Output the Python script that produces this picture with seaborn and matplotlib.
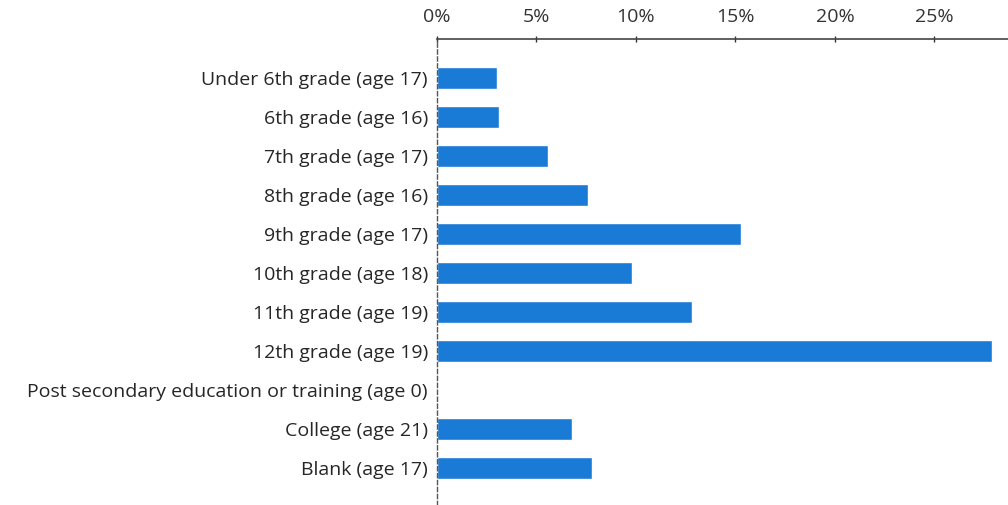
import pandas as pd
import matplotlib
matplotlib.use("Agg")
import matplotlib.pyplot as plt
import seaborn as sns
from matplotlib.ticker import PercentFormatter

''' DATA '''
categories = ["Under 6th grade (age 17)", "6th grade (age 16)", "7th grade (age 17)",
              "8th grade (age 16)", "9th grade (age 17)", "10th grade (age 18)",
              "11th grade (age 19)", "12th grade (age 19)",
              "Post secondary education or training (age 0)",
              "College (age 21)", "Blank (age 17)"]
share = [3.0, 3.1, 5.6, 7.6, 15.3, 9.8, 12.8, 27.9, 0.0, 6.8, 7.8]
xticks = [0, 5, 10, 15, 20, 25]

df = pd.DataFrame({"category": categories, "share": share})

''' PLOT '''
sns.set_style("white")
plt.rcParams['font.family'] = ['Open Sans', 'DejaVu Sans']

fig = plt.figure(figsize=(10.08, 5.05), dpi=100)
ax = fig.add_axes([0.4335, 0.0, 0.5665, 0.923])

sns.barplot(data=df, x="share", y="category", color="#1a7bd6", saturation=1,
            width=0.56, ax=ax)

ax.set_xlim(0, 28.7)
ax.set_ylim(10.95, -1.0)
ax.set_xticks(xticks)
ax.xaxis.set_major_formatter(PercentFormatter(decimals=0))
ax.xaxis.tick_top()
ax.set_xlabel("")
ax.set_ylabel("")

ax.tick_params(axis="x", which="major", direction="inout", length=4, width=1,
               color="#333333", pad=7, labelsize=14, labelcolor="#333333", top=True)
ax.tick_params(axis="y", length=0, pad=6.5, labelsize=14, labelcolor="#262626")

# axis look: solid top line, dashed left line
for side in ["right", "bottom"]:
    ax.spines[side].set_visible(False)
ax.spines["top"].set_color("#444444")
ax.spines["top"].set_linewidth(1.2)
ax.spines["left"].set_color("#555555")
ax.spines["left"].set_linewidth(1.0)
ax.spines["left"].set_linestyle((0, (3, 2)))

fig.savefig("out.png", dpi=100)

Stated problem
Report how many lines in the listing include the word "seaborn". Give nothing but the count.

Answer
2